As noted above, a term sheet does not usually bind the parties legally to the key deal terms (which are the principal substance of the term sheet). A term sheet will often contain some binding terms, but they usually stop short of obliging the parties to enter into the proposed transaction on the key terms set out.
The binding terms will typically include obligations to negotiate exclusively with the other party and in good faith and to observe confidentiality. A break fee may be specified and payable for a breach of the exclusivity or good faith negotiation covenants. Sometimes the obligation to pay a break fee extends to the circumstance when an investment is offered on terms consistent with the term sheet, but the investee company does not agree to accept the investment, but such an obligation is difficult to enforce in practice unless it is clear that the company failed to negotiate in good faith and observe the exclusivity covenant.

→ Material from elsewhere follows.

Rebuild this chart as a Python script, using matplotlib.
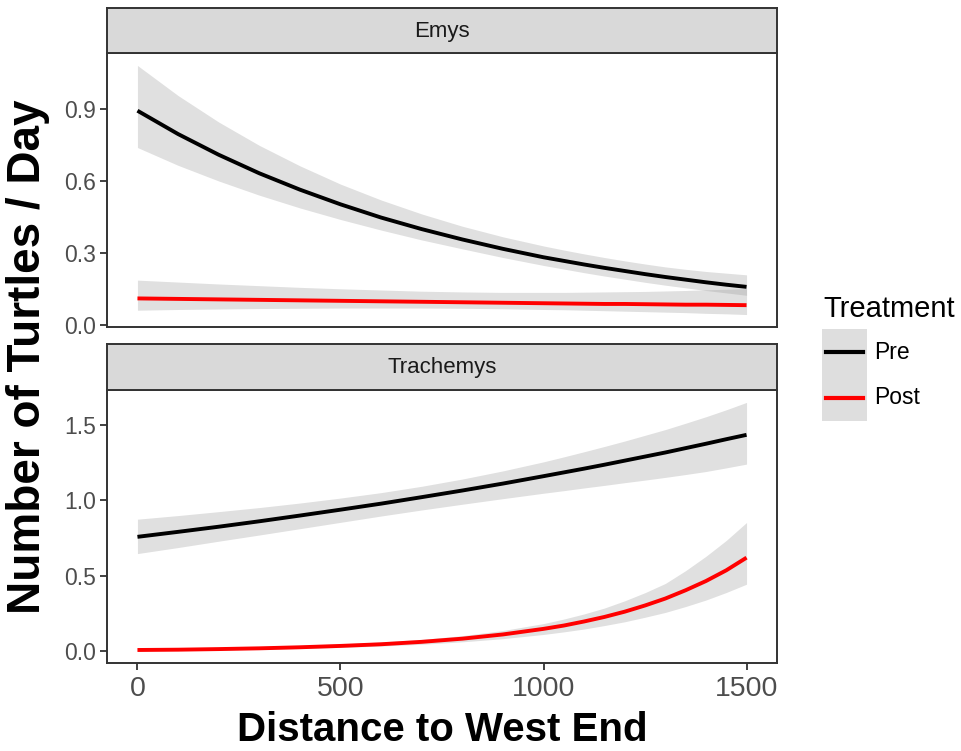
import matplotlib.pyplot as plt
from matplotlib.patches import Rectangle
from matplotlib.lines import Line2D

plt.rcParams['font.family'] = ['Liberation Sans', 'DejaVu Sans']

# Distance to west end (shared x)
dist = [0, 100, 200, 300, 400, 500, 600, 700, 800, 900, 1000,
        1050, 1100, 1150, 1200, 1250, 1300, 1350, 1400, 1450, 1500]

# Emys - fitted values and confidence band
emys_pre = [0.892, 0.795, 0.709, 0.632, 0.564, 0.503, 0.448, 0.400, 0.357, 0.318, 0.283,
            0.268, 0.253, 0.239, 0.226, 0.213, 0.201, 0.190, 0.179, 0.169, 0.160]
emys_pre_hi = [1.080, 0.955, 0.845, 0.748, 0.663, 0.587, 0.521, 0.463, 0.412, 0.368, 0.330,
               0.313, 0.297, 0.282, 0.268, 0.255, 0.243, 0.233, 0.224, 0.217, 0.210]
emys_pre_lo = [0.739, 0.665, 0.600, 0.541, 0.488, 0.440, 0.396, 0.355, 0.318, 0.282, 0.249,
               0.234, 0.219, 0.205, 0.192, 0.179, 0.167, 0.156, 0.145, 0.135, 0.125]
emys_post = [0.112, 0.110, 0.108, 0.106, 0.104, 0.102, 0.100, 0.098, 0.096, 0.094, 0.092,
             0.091, 0.090, 0.089, 0.089, 0.088, 0.087, 0.086, 0.086, 0.085, 0.084]
emys_post_hi = [0.188, 0.180, 0.172, 0.165, 0.158, 0.152, 0.147, 0.142, 0.139, 0.137, 0.137,
                0.137, 0.138, 0.139, 0.140, 0.141, 0.143, 0.145, 0.148, 0.150, 0.153]
emys_post_lo = [0.063, 0.066, 0.068, 0.070, 0.071, 0.072, 0.072, 0.072, 0.071, 0.069, 0.066,
                0.065, 0.063, 0.061, 0.059, 0.057, 0.055, 0.053, 0.050, 0.048, 0.045]

# Trachemys
trach_pre = [0.759, 0.792, 0.826, 0.862, 0.900, 0.939, 0.979, 1.022, 1.066, 1.112, 1.161,
             1.186, 1.211, 1.237, 1.264, 1.291, 1.318, 1.347, 1.376, 1.406, 1.435]
trach_pre_hi = [0.876, 0.900, 0.926, 0.953, 0.983, 1.016, 1.052, 1.094, 1.142, 1.196, 1.256,
                1.289, 1.323, 1.358, 1.394, 1.432, 1.470, 1.512, 1.555, 1.601, 1.650]
trach_pre_lo = [0.648, 0.688, 0.730, 0.771, 0.813, 0.855, 0.897, 0.937, 0.975, 1.012, 1.048,
                1.065, 1.083, 1.100, 1.118, 1.135, 1.153, 1.172, 1.192, 1.216, 1.241]
trach_post = [0.009, 0.011, 0.015, 0.020, 0.027, 0.036, 0.047, 0.063, 0.084, 0.112, 0.149,
              0.171, 0.198, 0.228, 0.263, 0.304, 0.350, 0.405, 0.466, 0.537, 0.621]
trach_post_hi = [0.016, 0.020, 0.025, 0.031, 0.039, 0.049, 0.062, 0.079, 0.104, 0.138, 0.184,
                 0.214, 0.248, 0.287, 0.335, 0.389, 0.450, 0.535, 0.630, 0.735, 0.854]
trach_post_lo = [0.005, 0.007, 0.010, 0.014, 0.019, 0.026, 0.035, 0.047, 0.063, 0.084, 0.112,
                 0.129, 0.148, 0.171, 0.196, 0.226, 0.258, 0.297, 0.340, 0.390, 0.445]

species = ['Emys', 'Trachemys']
yticks = [[0.0, 0.3, 0.6, 0.9], [0.0, 0.5, 1.0, 1.5]]
xticks = [0, 500, 1000, 1500]

panels = [
    (emys_pre, emys_pre_lo, emys_pre_hi, emys_post, emys_post_lo, emys_post_hi),
    (trach_pre, trach_pre_lo, trach_pre_hi, trach_post, trach_post_lo, trach_post_hi),
]

W, H = 961, 751
fig = plt.figure(figsize=(W / 100, H / 100), dpi=100)

def box(x0, y0, x1, y1):
    # pixel box (top-left origin) -> figure fraction
    return [x0 / W, 1 - y1 / H, (x1 - x0) / W, (y1 - y0) / H]

edge = '#333333'
panel_px = [(53, 327), (390, 663)]
strip_px = [(8, 53), (344, 390)]

for i, (pre, pre_lo, pre_hi, post, post_lo, post_hi) in enumerate(panels):
    ax = fig.add_axes(box(107, panel_px[i][0], 777, panel_px[i][1]))
    ax.fill_between(dist, pre_lo, pre_hi, color='#999999', alpha=0.3, lw=0)
    ax.fill_between(dist, post_lo, post_hi, color='#999999', alpha=0.3, lw=0)
    ax.plot(dist, pre, color='black', lw=2.8, solid_capstyle='butt')
    ax.plot(dist, post, color='red', lw=2.8, solid_capstyle='butt')

    lo = min(pre_lo + post_lo)
    hi = max(pre_hi + post_hi)
    pad = (hi - lo) * 0.05
    ax.set_ylim(lo - pad, hi + pad)
    ax.set_xlim(-75, 1575)
    ax.set_yticks(yticks[i])
    ax.set_yticklabels([f'{v:.1f}' for v in yticks[i]])
    ax.tick_params(axis='y', labelsize=16.5, colors=edge, labelcolor='#4D4D4D',
                   length=5, width=1.3, pad=3)
    if i == 1:
        ax.set_xticks(xticks)
        ax.tick_params(axis='x', labelsize=20.5, colors=edge, labelcolor='#4D4D4D',
                       length=5, width=1.3, pad=4)
    else:
        ax.set_xticks([])
    for s in ax.spines.values():
        s.set_color(edge)
        s.set_linewidth(1.4)

    sx = fig.add_axes(box(107, strip_px[i][0], 777, strip_px[i][1]))
    sx.set_facecolor('#D9D9D9')
    sx.set_xticks([])
    sx.set_yticks([])
    for s in sx.spines.values():
        s.set_color(edge)
        s.set_linewidth(1.4)
    sx.text(0.5, 0.48, species[i], ha='center', va='center', fontsize=16,
            color='#1A1A1A', transform=sx.transAxes)

fig.text(442 / W, 1 - 730 / H, 'Distance to West End', ha='center', va='center',
         fontsize=29, fontweight='bold')
fig.text(28 / W, 1 - 357 / H, 'Number of Turtles / Day', ha='center', va='center',
         rotation=90, fontsize=33, fontweight='bold')

# legend
fig.text(823 / W, 1 - 317 / H, 'Treatment', ha='left', va='baseline', fontsize=21)
fig.add_artist(Rectangle((822 / W, 1 - 421 / H), 45 / W, 92 / H,
                         transform=fig.transFigure, facecolor='#DEDEDE', edgecolor='none'))
for yy, col, lab in [(352, 'black', 'Pre'), (398, 'red', 'Post')]:
    fig.add_artist(Line2D([826 / W, 863 / W], [1 - yy / H, 1 - yy / H],
                          transform=fig.transFigure, color=col, lw=3))
    fig.text(874 / W, 1 - yy / H, lab, ha='left', va='center', fontsize=16.5)

fig.savefig('out.png', dpi=100)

Some term sheets go further and purport to bind the parties to do the deal according to the key terms stated. This is more common and makes more sense for debt finance, where the other deal terms not set out in the term sheet (or offer letter) tend to be very standardised. That is not the case where equity is being invested and the term sheet tends to become an ‘agreement to agree’ in respect of other terms not set out in the term sheet.
Making the term sheet binding in respect of the deal terms introduces a tension to set those terms out in much greater detail and to include less material terms. The approval processes to sign the term sheet are also likely to be more laborious. These factors may defeat the very purpose of the term sheet.

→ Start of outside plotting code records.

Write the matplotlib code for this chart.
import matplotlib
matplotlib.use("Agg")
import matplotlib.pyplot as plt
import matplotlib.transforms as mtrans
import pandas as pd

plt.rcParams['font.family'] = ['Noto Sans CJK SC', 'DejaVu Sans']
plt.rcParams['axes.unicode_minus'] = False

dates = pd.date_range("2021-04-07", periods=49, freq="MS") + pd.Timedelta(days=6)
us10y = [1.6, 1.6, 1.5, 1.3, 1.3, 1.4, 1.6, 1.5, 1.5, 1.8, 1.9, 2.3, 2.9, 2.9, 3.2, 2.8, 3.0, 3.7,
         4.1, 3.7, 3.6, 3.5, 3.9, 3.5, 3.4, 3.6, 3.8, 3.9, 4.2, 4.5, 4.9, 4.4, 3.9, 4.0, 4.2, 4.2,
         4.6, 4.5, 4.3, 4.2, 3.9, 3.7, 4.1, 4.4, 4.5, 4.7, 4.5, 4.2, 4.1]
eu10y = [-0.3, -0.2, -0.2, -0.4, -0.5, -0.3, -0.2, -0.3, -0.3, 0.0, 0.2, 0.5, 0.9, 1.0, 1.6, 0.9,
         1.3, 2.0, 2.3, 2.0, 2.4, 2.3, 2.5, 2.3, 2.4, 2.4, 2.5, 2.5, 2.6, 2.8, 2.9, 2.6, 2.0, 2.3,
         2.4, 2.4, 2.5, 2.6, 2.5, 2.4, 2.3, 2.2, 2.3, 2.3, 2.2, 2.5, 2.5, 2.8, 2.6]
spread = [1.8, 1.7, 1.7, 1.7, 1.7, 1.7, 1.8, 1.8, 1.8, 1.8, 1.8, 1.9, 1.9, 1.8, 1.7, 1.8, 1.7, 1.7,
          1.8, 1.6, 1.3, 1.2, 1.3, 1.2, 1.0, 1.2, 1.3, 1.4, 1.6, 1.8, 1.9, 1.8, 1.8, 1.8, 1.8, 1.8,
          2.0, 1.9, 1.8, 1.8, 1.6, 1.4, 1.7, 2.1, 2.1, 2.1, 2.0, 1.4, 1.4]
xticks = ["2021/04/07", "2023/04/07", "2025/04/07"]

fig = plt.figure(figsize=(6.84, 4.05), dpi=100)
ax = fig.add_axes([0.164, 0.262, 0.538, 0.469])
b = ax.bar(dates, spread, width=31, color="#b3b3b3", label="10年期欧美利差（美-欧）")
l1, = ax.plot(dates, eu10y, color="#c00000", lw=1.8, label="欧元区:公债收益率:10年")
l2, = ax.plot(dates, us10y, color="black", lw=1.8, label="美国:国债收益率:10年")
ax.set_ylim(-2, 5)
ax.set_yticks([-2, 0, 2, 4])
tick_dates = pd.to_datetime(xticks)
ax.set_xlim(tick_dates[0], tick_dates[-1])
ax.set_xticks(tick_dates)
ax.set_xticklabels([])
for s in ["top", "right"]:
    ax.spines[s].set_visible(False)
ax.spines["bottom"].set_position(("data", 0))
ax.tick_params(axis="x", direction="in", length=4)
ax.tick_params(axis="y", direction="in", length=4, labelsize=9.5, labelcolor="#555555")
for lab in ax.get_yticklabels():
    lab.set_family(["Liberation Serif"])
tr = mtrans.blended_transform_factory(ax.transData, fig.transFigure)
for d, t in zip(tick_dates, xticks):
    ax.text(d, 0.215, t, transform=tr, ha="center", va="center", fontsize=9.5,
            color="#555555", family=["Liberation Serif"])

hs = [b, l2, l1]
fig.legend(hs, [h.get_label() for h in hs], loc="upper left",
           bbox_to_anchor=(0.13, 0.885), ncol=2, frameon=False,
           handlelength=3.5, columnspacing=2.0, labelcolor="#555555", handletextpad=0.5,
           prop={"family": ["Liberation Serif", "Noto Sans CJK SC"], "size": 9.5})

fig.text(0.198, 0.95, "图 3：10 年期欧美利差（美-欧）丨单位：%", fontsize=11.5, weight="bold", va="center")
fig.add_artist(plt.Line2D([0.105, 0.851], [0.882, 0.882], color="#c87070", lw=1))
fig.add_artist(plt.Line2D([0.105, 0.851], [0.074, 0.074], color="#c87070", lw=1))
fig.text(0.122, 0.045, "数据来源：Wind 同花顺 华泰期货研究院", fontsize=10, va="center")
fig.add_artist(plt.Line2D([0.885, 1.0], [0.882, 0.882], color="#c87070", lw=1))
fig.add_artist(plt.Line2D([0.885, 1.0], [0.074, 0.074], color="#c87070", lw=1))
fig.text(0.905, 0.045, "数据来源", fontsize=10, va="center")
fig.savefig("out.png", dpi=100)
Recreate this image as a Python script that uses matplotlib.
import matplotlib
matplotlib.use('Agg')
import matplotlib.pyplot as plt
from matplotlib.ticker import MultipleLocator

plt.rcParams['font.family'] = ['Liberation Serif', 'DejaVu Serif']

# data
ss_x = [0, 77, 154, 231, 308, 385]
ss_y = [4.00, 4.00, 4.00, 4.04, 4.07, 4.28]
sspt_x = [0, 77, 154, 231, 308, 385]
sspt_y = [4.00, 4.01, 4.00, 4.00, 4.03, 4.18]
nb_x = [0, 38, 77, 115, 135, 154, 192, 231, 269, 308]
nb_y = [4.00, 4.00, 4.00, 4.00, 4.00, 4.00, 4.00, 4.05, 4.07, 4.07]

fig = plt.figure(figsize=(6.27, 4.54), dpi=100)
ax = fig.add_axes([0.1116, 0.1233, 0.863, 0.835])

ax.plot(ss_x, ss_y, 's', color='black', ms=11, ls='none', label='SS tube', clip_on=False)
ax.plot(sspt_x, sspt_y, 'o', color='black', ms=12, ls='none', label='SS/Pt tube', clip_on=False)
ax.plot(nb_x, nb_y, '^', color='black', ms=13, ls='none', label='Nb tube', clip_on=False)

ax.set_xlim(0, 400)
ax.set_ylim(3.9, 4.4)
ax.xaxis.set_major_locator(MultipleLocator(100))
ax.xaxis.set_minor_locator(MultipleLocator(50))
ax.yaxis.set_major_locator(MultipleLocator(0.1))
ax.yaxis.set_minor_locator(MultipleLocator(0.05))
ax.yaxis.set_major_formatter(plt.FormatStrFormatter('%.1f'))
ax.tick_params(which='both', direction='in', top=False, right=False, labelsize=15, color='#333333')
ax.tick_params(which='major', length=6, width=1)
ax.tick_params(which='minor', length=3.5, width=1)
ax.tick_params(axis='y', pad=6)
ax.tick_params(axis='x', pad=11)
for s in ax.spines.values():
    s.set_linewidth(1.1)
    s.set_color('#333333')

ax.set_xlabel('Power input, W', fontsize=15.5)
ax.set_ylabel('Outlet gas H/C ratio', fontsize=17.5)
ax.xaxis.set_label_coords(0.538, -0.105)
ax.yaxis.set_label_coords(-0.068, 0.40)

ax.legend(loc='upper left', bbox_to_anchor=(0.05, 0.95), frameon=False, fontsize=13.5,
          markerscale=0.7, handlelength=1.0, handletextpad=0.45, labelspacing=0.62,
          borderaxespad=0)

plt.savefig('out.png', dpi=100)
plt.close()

HOW MUCH DETAIL SHOULD BE INCLUDED?
The term sheet should incorporate the important commercial terms and variables of the proposed deal in sufficient detail (and no more) so that the parties are confident that they will be able to agree on the remaining and more detailed terms of the definitive documents. Accordingly the term sheet should cover off terms which might otherwise be ‘deal-breakers’, so what remains should be relatively standardised or non-contentious.
It can be a delicate balance to satisfy the above objective, while not getting too bogged down in the detail or costly and time consuming negotiations.
HOW MUCH TIME SHOULD BE SPENT NEGOTIATING THE TERM SHEET AND IS IT NECESSARY TO SIGN IT?
Parties can often get bogged down on the terms in the term sheet even though they are in broad agreement on most of the key deal terms. Sometimes a party will want to set out additional detail for certain terms before agreeing to them or seek legal advice regarding the full implications of certain provisions and, before the parties know it, they are more or less negotiating the detail of the definitive documents. In other cases, one or both parties may need to go through time consuming approval processes to sign the term sheet, but the parties wish to progress the transaction in the meantime.
Such circumstances may call for a measure of pragmatism, particularly if the parties have reached agreement on most of the material terms and are confident that the remaining terms will be agreed ultimately. One option (usually the preferred option) is to modify the term sheet so that it records everything that has been agreed, along with any agreed processes to resolve the remaining contentious items. In other cases the term sheet may have served its purpose (i.e. it has identified the key commercial terms which are agreed and those which will require further negotiation) and the parties may be sufficiently comfortable and confident of the ultimate outcome to move on to the next stage without actually signing the term sheet. Whether this is tenable will depend on the importance placed by either party on the binding provisions.
CONCLUSIONS
The term sheet plays an important role early in the negotiation process of a transaction, by identifying (cost effectively and before the lawyers get too involved) whether the parties are in agreement on the key terms of the proposed transaction, such that they can be confident of agreeing the more detailed definitive terms. This is a useful step to undertake before the parties incur significant additional transaction costs.
The trick and balancing act with a term sheet is where to draw the line in satisfying the above objective, as far as is practical, without getting into detailed and time consuming negotiations and legal processes regarding the detail.